**Exercise details**
Reproduce each record exactly.

**Dataset records**

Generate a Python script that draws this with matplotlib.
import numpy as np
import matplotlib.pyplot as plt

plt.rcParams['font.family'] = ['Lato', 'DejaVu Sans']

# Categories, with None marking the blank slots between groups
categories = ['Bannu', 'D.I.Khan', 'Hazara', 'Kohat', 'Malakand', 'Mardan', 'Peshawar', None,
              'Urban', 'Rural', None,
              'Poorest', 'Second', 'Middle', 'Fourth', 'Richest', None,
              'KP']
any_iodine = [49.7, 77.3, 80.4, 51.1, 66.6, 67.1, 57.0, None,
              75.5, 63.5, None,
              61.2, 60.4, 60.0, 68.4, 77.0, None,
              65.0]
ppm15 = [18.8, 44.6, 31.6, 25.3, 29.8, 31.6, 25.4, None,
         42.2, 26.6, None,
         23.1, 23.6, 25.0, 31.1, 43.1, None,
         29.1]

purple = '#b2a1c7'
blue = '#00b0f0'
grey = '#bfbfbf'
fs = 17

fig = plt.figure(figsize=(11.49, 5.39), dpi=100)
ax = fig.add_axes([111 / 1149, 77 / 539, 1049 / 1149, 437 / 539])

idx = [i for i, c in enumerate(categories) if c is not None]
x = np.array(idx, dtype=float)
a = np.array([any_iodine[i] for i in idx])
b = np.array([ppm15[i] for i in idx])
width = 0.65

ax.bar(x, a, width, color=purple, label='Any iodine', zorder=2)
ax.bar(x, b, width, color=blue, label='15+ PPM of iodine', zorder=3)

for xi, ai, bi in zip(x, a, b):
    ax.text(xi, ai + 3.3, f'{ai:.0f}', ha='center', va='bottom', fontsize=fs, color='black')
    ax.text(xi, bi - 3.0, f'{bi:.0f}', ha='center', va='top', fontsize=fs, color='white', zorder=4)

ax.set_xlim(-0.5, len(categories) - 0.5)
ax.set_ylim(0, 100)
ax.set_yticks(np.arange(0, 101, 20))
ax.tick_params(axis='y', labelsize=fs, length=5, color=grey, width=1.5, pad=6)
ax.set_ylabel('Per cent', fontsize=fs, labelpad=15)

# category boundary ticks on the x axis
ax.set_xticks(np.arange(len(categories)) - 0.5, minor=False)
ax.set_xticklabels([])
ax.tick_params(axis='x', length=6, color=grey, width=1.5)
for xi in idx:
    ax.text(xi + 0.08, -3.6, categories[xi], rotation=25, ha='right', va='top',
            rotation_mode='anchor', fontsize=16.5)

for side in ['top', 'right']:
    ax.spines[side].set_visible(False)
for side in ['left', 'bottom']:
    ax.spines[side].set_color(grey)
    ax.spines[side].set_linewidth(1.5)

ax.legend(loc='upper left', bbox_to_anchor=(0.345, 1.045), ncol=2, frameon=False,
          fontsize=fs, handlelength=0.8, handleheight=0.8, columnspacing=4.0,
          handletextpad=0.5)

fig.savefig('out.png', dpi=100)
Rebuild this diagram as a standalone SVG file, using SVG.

**Solution for this exercise**
Generate a Python script that draws this with matplotlib.
import numpy as np
import matplotlib.pyplot as plt

plt.rcParams['font.family'] = ['Lato', 'DejaVu Sans']

# Categories, with None marking the blank slots between groups
categories = ['Bannu', 'D.I.Khan', 'Hazara', 'Kohat', 'Malakand', 'Mardan', 'Peshawar', None,
              'Urban', 'Rural', None,
              'Poorest', 'Second', 'Middle', 'Fourth', 'Richest', None,
              'KP']
any_iodine = [49.7, 77.3, 80.4, 51.1, 66.6, 67.1, 57.0, None,
              75.5, 63.5, None,
              61.2, 60.4, 60.0, 68.4, 77.0, None,
              65.0]
ppm15 = [18.8, 44.6, 31.6, 25.3, 29.8, 31.6, 25.4, None,
         42.2, 26.6, None,
         23.1, 23.6, 25.0, 31.1, 43.1, None,
         29.1]

purple = '#b2a1c7'
blue = '#00b0f0'
grey = '#bfbfbf'
fs = 17

fig = plt.figure(figsize=(11.49, 5.39), dpi=100)
ax = fig.add_axes([111 / 1149, 77 / 539, 1049 / 1149, 437 / 539])

idx = [i for i, c in enumerate(categories) if c is not None]
x = np.array(idx, dtype=float)
a = np.array([any_iodine[i] for i in idx])
b = np.array([ppm15[i] for i in idx])
width = 0.65

ax.bar(x, a, width, color=purple, label='Any iodine', zorder=2)
ax.bar(x, b, width, color=blue, label='15+ PPM of iodine', zorder=3)

for xi, ai, bi in zip(x, a, b):
    ax.text(xi, ai + 3.3, f'{ai:.0f}', ha='center', va='bottom', fontsize=fs, color='black')
    ax.text(xi, bi - 3.0, f'{bi:.0f}', ha='center', va='top', fontsize=fs, color='white', zorder=4)

ax.set_xlim(-0.5, len(categories) - 0.5)
ax.set_ylim(0, 100)
ax.set_yticks(np.arange(0, 101, 20))
ax.tick_params(axis='y', labelsize=fs, length=5, color=grey, width=1.5, pad=6)
ax.set_ylabel('Per cent', fontsize=fs, labelpad=15)

# category boundary ticks on the x axis
ax.set_xticks(np.arange(len(categories)) - 0.5, minor=False)
ax.set_xticklabels([])
ax.tick_params(axis='x', length=6, color=grey, width=1.5)
for xi in idx:
    ax.text(xi + 0.08, -3.6, categories[xi], rotation=25, ha='right', va='top',
            rotation_mode='anchor', fontsize=16.5)

for side in ['top', 'right']:
    ax.spines[side].set_visible(False)
for side in ['left', 'bottom']:
    ax.spines[side].set_color(grey)
    ax.spines[side].set_linewidth(1.5)

ax.legend(loc='upper left', bbox_to_anchor=(0.345, 1.045), ncol=2, frameon=False,
          fontsize=fs, handlelength=0.8, handleheight=0.8, columnspacing=4.0,
          handletextpad=0.5)

fig.savefig('out.png', dpi=100)
Rebuild this diagram as a standalone SVG file, using SVG.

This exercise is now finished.